ASB's billion dollar profit

ASB's billion dollar profit

Mortgage Rates

Cash NPAT was $1.03 billion, an increase of 13% on the prior comparative period. Cash NPAT is the preferred measure of financial performance as it presents ASB’s underlying operating results and excludes items that introduce volatility and/or one-off distortions, and are not considered representative of ASB’s on-going financial performance.

ASB chief executive Barbara Chapman said the strong annual result was the product of sustained lending and deposit growth across the business, generated against the backdrop of an uncertain global economy, volatile offshore funding costs and pressure on margins.

“Over the past year, we have remained focused on delivering sustainable, diversified balance sheet growth across our key customer portfolios. All our business units performed well and we continue to experience sustained momentum, despite some external headwinds and a rapidly evolving financial services market.”

Home loans increased by 7% against the prior year while business, commercial and rural lending grew by 11%. This contributed to an increase in total customer lending of 8% on the previous financial year. At the same time, customer deposits grew by 6% in a highly competitive market for bank deposits.

ASB’s cash net interest margin (NIM) remained under pressure, declining by 15bps. “This reduction was driven by a combination of increased funding costs and higher net costs relating to customers breaking fixed rate loans,” Chapman says in a statement.

Operating income growth

Operating income growth was 5% (on a cash basis). This, combined with a prolonged period of near flat expense growth, contributed to a cost to income ratio of 35.8%, an improvement of 140 basis points over the prior year.

“Thanks to our strategic focus on productivity, we have succeeded in containing costs, simplifying our processes and improving efficiency,” Chapman says. “Ultimately this allows us to invest in providing exceptional experiences to customers across our business, whether they choose to interact with us in person or digitally.

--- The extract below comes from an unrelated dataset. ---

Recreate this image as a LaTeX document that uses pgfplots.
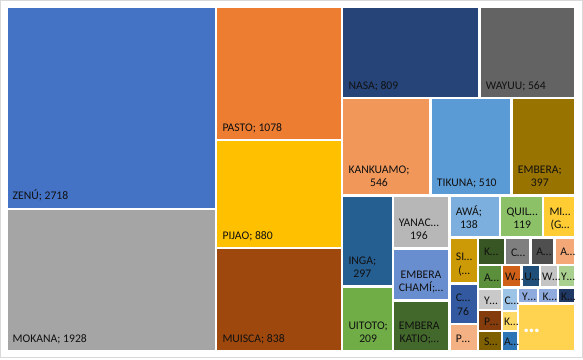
\documentclass[border=0pt]{standalone}
\usepackage{pgfplots}
\pgfplotsset{compat=1.18}
\usepackage{fontspec}
\setmainfont{Carlito}
\definecolor{txt}{HTML}{111111}
\definecolor{frame}{HTML}{D9D9D9}
\definecolor{cA}{HTML}{4472C4}
\definecolor{cB}{HTML}{A5A5A5}
\definecolor{cC}{HTML}{ED7D31}
\definecolor{cD}{HTML}{FFC000}
\definecolor{cE}{HTML}{9E480E}
\definecolor{cF}{HTML}{264478}
\definecolor{cG}{HTML}{636363}
\definecolor{cH}{HTML}{F1975A}
\definecolor{cI}{HTML}{5B9BD5}
\definecolor{cJ}{HTML}{997300}
\definecolor{cK}{HTML}{255E91}
\definecolor{cL}{HTML}{70AD47}
\definecolor{cM}{HTML}{B7B7B7}
\definecolor{cN}{HTML}{698ED0}
\definecolor{cO}{HTML}{43682B}
\definecolor{cP}{HTML}{7CAFDD}
\definecolor{cQ}{HTML}{8CC168}
\definecolor{cR}{HTML}{FFCD33}
\definecolor{cS}{HTML}{CC9A06}
\definecolor{cT}{HTML}{335AA1}
\definecolor{cU}{HTML}{F4B183}
\definecolor{cV}{HTML}{375623}
\definecolor{cW}{HTML}{7F7F7F}
\definecolor{cX}{HTML}{4F4F4F}
\definecolor{cY}{HTML}{F4A878}
\definecolor{cZ}{HTML}{5B8F3C}
\definecolor{da}{HTML}{D06018}
\definecolor{db}{HTML}{1F4E79}
\definecolor{dc}{HTML}{C4C4C4}
\definecolor{dd}{HTML}{A9D08E}
\definecolor{de}{HTML}{C9C9C9}
\definecolor{df}{HTML}{9DC3E6}
\definecolor{dg}{HTML}{8FAADC}
\definecolor{dh}{HTML}{203864}
\definecolor{di}{HTML}{843C0C}
\definecolor{dj}{HTML}{FFD966}
\definecolor{dk}{HTML}{7F6000}
\definecolor{dl}{HTML}{2E75B6}
\definecolor{dm}{HTML}{FFD34F}
\newcommand{\labfont}{\fontsize{11.7}{13.4}\selectfont}
\newcommand{\rect}[5]{\addplot[fill=#1,draw=none] coordinates {(#2,#3) (#4,#3) (#4,#5) (#2,#5)};}
\newcommand{\lab}[3]{\node[anchor=south west,inner sep=0pt,align=center,text=txt,font=\labfont] at (axis cs:#1,#2) {#3\strut};}
\newcommand{\labc}[3]{\node[anchor=west,inner sep=0pt,text=txt,font=\labfont] at (axis cs:#1,#2) {#3};}
\begin{document}
\begin{tikzpicture}
\begin{axis}[
  width=583bp, height=360bp, scale only axis,
  xmin=0, xmax=583, ymin=0, ymax=360, y dir=reverse,
  hide axis,
]
\rect{cA}{7.5}{8}{215.3}{207.7}
\rect{cB}{7.5}{210}{215.3}{350}
\rect{cC}{217.3}{8}{341.3}{139}
\rect{cD}{217.3}{141.3}{341.3}{246.7}
\rect{cE}{217.3}{249}{341.3}{350}
\rect{cF}{343.3}{8}{478}{96.7}
\rect{cG}{480.7}{8}{574.3}{96.7}
\rect{cH}{343.3}{99.3}{429.3}{194}
\rect{cI}{431.7}{99.3}{510.3}{194}
\rect{cJ}{512.7}{99.3}{574.3}{194}
\rect{cK}{343.3}{196.7}{391.7}{285}
\rect{cL}{343.3}{287.7}{391.7}{350}
\rect{cM}{393.7}{196.7}{448.3}{247.3}
\rect{cN}{393.7}{250}{448.3}{299.3}
\rect{cO}{393.7}{301.7}{448.3}{350}
\rect{cP}{450.7}{196.7}{499}{236}
\rect{cQ}{501.3}{196.7}{542}{236}
\rect{cR}{544.3}{196.7}{574.3}{236}
\rect{cS}{450.7}{238.7}{476.7}{281.7}
\rect{cT}{450.7}{284.7}{476.7}{322.7}
\rect{cU}{450.7}{325.3}{476.7}{350}
\rect{cV}{479.3}{238.7}{504.3}{264}
\rect{cW}{506.3}{238.7}{529.3}{264}
\rect{cX}{531.7}{238.7}{553.3}{264}
\rect{cY}{555.7}{238.7}{574.3}{264}
\rect{cZ}{479.3}{266.3}{501.3}{288.3}
\rect{da}{503.3}{266.3}{520.3}{286.3}
\rect{db}{522.7}{266.3}{539.3}{286.3}
\rect{dc}{541.3}{266.3}{557.3}{286.3}
\rect{dd}{559.3}{266.3}{574.3}{286.3}
\rect{de}{479.3}{290.3}{501.3}{309}
\rect{df}{503.3}{288.7}{517}{310}
\rect{dg}{519}{288.7}{536.7}{302.3}
\rect{dg}{539}{288.7}{557.3}{302.3}
\rect{dh}{559.3}{288.7}{574.3}{302.3}
\rect{di}{479.3}{311.3}{501.3}{330}
\rect{dj}{503.3}{312.3}{517}{329.5}
\rect{dk}{479.3}{332.3}{501.3}{350}
\rect{dl}{503.3}{331.7}{517}{350}
\rect{dm}{519}{304.7}{574.3}{350}
\path (axis cs:0,0) rectangle (axis cs:583,360);
\draw[frame,line width=0.8bp] (axis cs:0.5,0.5) rectangle (axis cs:582.5,357.5);
\lab{12.5}{203.4}{ZENÚ; 2718}
\lab{12.5}{346.7}{MOKANA; 1928}
\lab{222.3}{135.7}{PASTO; 1078}
\lab{222.3}{243.4}{PIJAO; 880}
\lab{222.3}{346.7}{MUISCA; 838}
\lab{348.3}{93.4}{NASA; 809}
\lab{485.7}{93.4}{WAYUU; 564}
\lab{348.3}{190.7}{KANKUAMO;\\546}
\lab{436.7}{190.7}{TIKUNA; 510}
\lab{517.7}{190.7}{EMBERA;\\397}
\lab{348.3}{281.7}{INGA;\\297}
\lab{348.3}{346.7}{UITOTO;\\209}
\lab{398.7}{244}{YANAC…\\196}
\lab{398.7}{296}{EMBERA\\CHAMÍ;…}
\lab{398.7}{346.7}{EMBERA\\KATIO;…}
\lab{455.7}{232.7}{AWÁ;\\138}
\lab{506.3}{232.7}{QUIL…\\119}
\lab{549.3}{232.7}{MI…\\(G…}
\lab{455.7}{278.4}{SI…\\(…}
\lab{455.7}{319.4}{C…\\76}
\lab{455.7}{346.7}{P…}
\labc{483.8}{252.3}{K…}
\labc{510.8}{252.3}{C…}
\labc{536.2}{252.3}{A…}
\labc{560.2}{252.3}{A…}
\labc{483.8}{278.3}{A…}
\labc{504.8}{277.3}{W…}
\labc{524.2}{277.3}{U…}
\labc{541.8}{277.3}{W…}
\labc{561}{277.3}{Y…}
\labc{483.8}{300.6}{Y…}
\labc{504.5}{300.3}{C…}
\labc{522}{296.5}{Y…}
\labc{542.5}{296.5}{K…}
\labc{561}{296.5}{K…}
\labc{483.8}{321.6}{P…}
\labc{504}{321.9}{K…}
\labc{483.8}{342.2}{S…}
\labc{504}{342.2}{A…}
\node[anchor=west,inner sep=0pt,text=white,font=\fontsize{24}{24}\selectfont\bfseries] at (axis cs:523,331) {…};
\end{axis}
\end{tikzpicture}
\end{document}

“With this in mind, we have continued our strong investment in technology and innovation and have introduced a range of practical new enhancements to our digital offerings. Just one example is our digital home loan re-fix functionality, which means customers no longer require staff assistance to re-fix their home loan rate. Instead, they can access personalised pricing and complete their re-fix when and where it suits them.”

Reduction in impairments

Loan Impairment Expense (LIE) reduced by 47% (-$61m), following decreased provisioning, primarily due to the continuing recovery of the dairy sector. “We have been supporting our rural customers through a challenging period and as we enter the next phase of the cycle, this has reduced the amount of provision required to set aside for bad and doubtful debts,” Ms Chapman says.